The term “physician compensation” could be among the top phrases in health care this year. The plan that would replace a fee scale that compensated doctors more for seeing sicker patients with a flat-fee model that reimburses them at the same or similar rates regardless of the condition being treated or complexity of the visit has been introduced.
Steps You May Need to Take:
The majority of today’s compensation plans are still heavily production based and measured by relative value units, clinic visits, or panel size, with just a small proportion of incentive based on quality, access, or patient satisfaction. Going forward, these compensation plans will need to be updated and revised to encourage the practice habits that will drive quality and performance.
Involve all your clinicians now
The vast majority of organizations are not engaging with clinicians to implement the necessary day-to-day practice changes that will allow them to meet new quality goals, and that is setting their clinicians up for a rocky, and potentially expensive, transition to MIPS-based payments.
Practice changes that will help clinicians meet new goals include:
- More rigorous application of evidence-based medicine pathways to standardize treatment regimens, thus ensuring both their efficacy and efficiency
- Improved application of electronic technology to improve the clinician’s care and efficiency
- Better delegation of routine tasks to other office personnel and constant attention to proactively identifying and meeting the needs of their “attributed” patient population
- Move your current compensation system heavily in the direction of rewarding for value
To align behavior with expected outcomes and performance, a substantial part of total market competitive compensation – 20 to 25 percent – should be dependent on adherence to evidence-based medicine pathways and a small number of the other parameters in MIPS.
Be mindful of real-time performance payments
The proposed regulations suggest that poor performance at a group or organizational level be translated into individual compensation and not held solely at the group or corporate level. Given this, organizations must be thoughtful about the timing, conditions for, and amounts of any interim real-time performance payments – pending the final determination of any changes to Medicare payments.
Step up your EHR game
There is a need to feed performance back to clinicians on an annual schedule, but that is no substitute for real-time reporting. Medical groups and hospitals should take the lead on monitoring clinician behavior and providing feedback which will emphasize on the functionality of the electronic health record and the robustness of its reporting capability.

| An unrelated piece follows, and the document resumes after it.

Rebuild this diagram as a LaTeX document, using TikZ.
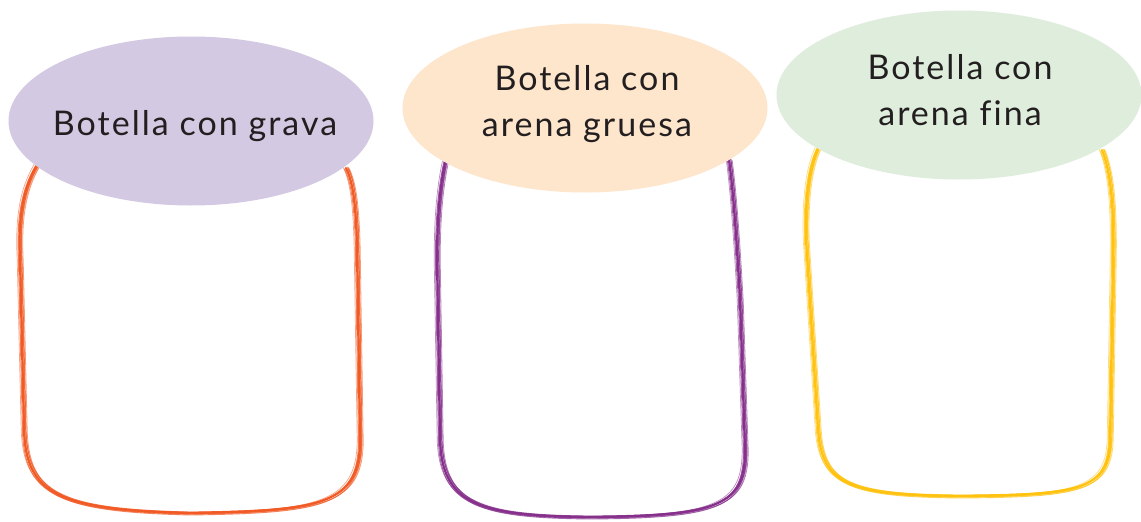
\documentclass[tikz,border=0pt]{standalone}
\usepackage{fontspec}
\setmainfont{Lato}[LetterSpace=6,Ligatures=NoCommon]
\usetikzlibrary{shapes.geometric}
\definecolor{jorange}{HTML}{F15A24}
\definecolor{jpurple}{HTML}{86308C}
\definecolor{jyellow}{HTML}{FFC20E}
\definecolor{elav}{HTML}{D4C9E2}
\definecolor{epeach}{HTML}{FDE6CC}
\definecolor{egreen}{HTML}{DFEEDC}
\definecolor{txt}{HTML}{231F20}
\tikzset{
  label/.style={ellipse, inner sep=0pt, minimum width=365pt, minimum height=169pt},
  labeltext/.style={text=txt, align=center, font=\fontsize{34}{46}\selectfont},
  stroke/.style={line width=#1, line cap=round, line join=round},
}
\newcommand{\sketchjar}[2]{%
  \foreach \dx/\dy/\w/\o in {0/0/2.2/1, 1.8/-0.8/1.2/0.85, -1.5/1.0/1.0/0.75, 3.2/0.6/0.8/0.6, -2.8/-0.6/0.7/0.55, 0.9/2.0/0.9/0.7, 2.2/1.4/0.6/0.5}{
    \draw[#1, stroke=\w pt, opacity=\o, shift={(\dx,\dy)}] #2;
  }%
}
\begin{document}
\begin{tikzpicture}[x=1pt,y=-1pt]
\useasboundingbox (0,0) rectangle (1141,522);
\fill[white] (0,0) rectangle (1141,522);
% jars
\sketchjar{jorange}{(37,165) .. controls (22,190) and (18,220) .. (20,260) -- (24,430) .. controls (26,495) and (60,510) .. (190,513) .. controls (320,511) and (360,505) .. (360,440) -- (357,250) .. controls (356,200) and (352,180) .. (346,168)}
\sketchjar{jpurple}{(446,158) .. controls (440,185) and (437,215) .. (437,260) -- (440,440) .. controls (442,505) and (480,516) .. (590,517) .. controls (720,516) and (745,505) .. (745,450) -- (740,300) .. controls (736,230) and (733,190) .. (729,160)}
\sketchjar{jyellow}{(818,148) .. controls (808,170) and (805,200) .. (806,240) -- (818,430) .. controls (822,485) and (850,495) .. (960,496) .. controls (1080,495) and (1108,490) .. (1110,440) -- (1113,260) .. controls (1114,200) and (1110,170) .. (1102,150)}
% labels
\node[label, fill=elav] (grava) at (191,121) {};
\node[label, fill=epeach] (gruesa) at (585,108) {};
\node[label, fill=egreen] (fina) at (959,95) {};
\node[labeltext] (tgrava) at (195,126) {Botella con grava};
\node[labeltext] (tgruesa) at (587,104) {Botella con\\arena gruesa};
\node[labeltext] (tfina) at (960,90) {Botella con\\arena fina};
\end{tikzpicture}
\end{document}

In addition, any compensation plan that focuses on the quality standards established by MIPS will depend on clinicians fully utilizing appropriately configured Certified EHR Technology (CEHRT). Hence, EHRs most likely will have to be reconfigured to “optimize” to the specialty; and get the documentation done with MIPS requirements for reporting.
Be mindful of anti-kickback and other statutes in your redesign
New plan designs must be very mindful of the Stark Law, the Anti-Kickback Statute and IRC 4958, which prohibit payment-for-referrals and ensure physicians are not overcompensated based on nationally derived and specialty-focused survey data.
Due to the regulatory concerns around physician compensation and the myriad complexities of compensating these highly skilled and sometimes specialized and unique providers, maintaining consistent oversight can be challenging. Establishing some routine scheduled maintenance can make it significantly easier to ensure that your organization’s physician compensation program remains on track.